Trump has an innate gift for psychodrama. His goading of the professional athletes into kneeling to protest the national anthem is the latest manifestation of it. First the athletes (some of whom, I suspect, previously meant no disrespect) felt infuriated enough to “take a knee”, next fans started burning their jerseys and putting videos of said burning online. “We stand up for the flag!”
I like traditions, and I think the nation needs civic rituals, especially now. I like the fact that we pledge allegiance to the flag, the symbol of our Republic, instead of an individual, like the queen of England. We say that our soldiers die for the flag, meaning the country. I don’t know every single ritual surrounding the flag, but I like that we have them.
I understand why people are indignant, and I sympathize. Make no mistake, however: we have become the unwitting cast of a huge, elaborate reality TV show. For Trump, the outraged NFL fans that he set in motion with a couple of well-placed tweets are like contestants on The Apprentice.
The Kremlin is delighted and contributing to the discord. The antics of a twenty-something meathead and a seventy-something clown are very much in their interest: They want the US destroyed from within the way USSR was destroyed from within. That’s why Trump has always been a Putin’s man.
It’s hard for pundits to resist commenting. It’s the kind of subject everyone has an opinion on, even me. Some predicted that Trump will come out a victor because he expressed the sentiment of a majority of Americans and majority of sports fans. Yet Trump is the guy who, on a Republican year, blew the popular vote and squeaked by in the electoral college on the strength of 100,000 ballots. He was running against the least charismatic woman in America. Never underestimate Trump’s ability to lose.
And surely, his calls to fire the protesters are producing a pushback (I personally don’t think there’s anything wrong with the owners firing them, except that the President weighed in on that and it’s not his place to fire private sector employees). According to a Cato poll, 61% of Americans oppose firing of the kneeling NFL players.
The only “win” here is for TV news ratings. None of this is good for the people who manipulate variously shaped balls for living. They are all forced to take a stand one way or another, and their sentiments or lack of sentiments are sure to alienate a part of the audience. Professional sports, football especially, might just go belly up, and with them patriotism and national unity. Why should conservatives and traditionalists (or football fans) root for anything like that?

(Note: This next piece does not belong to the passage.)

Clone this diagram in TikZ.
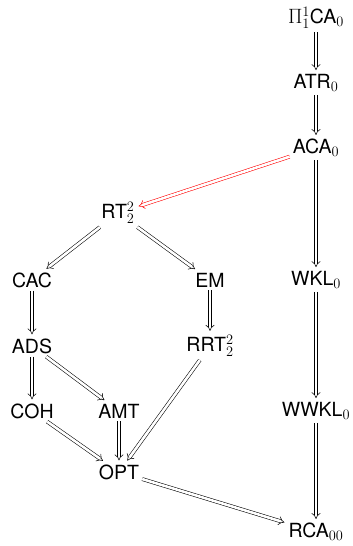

Conservatives have plenty other reasons to to keep their cool about the controversy. If Trump stands to gain from it at all, it’s because he can rely on ideology to keeps us destructed. He promised the world during his campaign. Some voters believed him, others simply went along. So far, he failed to deliver. Where is the wall? Where is the repeal? Why is he hanging out with Schumer and Pelosi?
Trump needs to be a Nixon. He is a second-rate Elvis.
We now know what happened between Elvis and Nixon at that White House meeting. Elvis proposed to spy on fellow rock stars, like the Beatles who surpassed him in popularity, and report on their drug use. He was no more trustworthy than Nixon.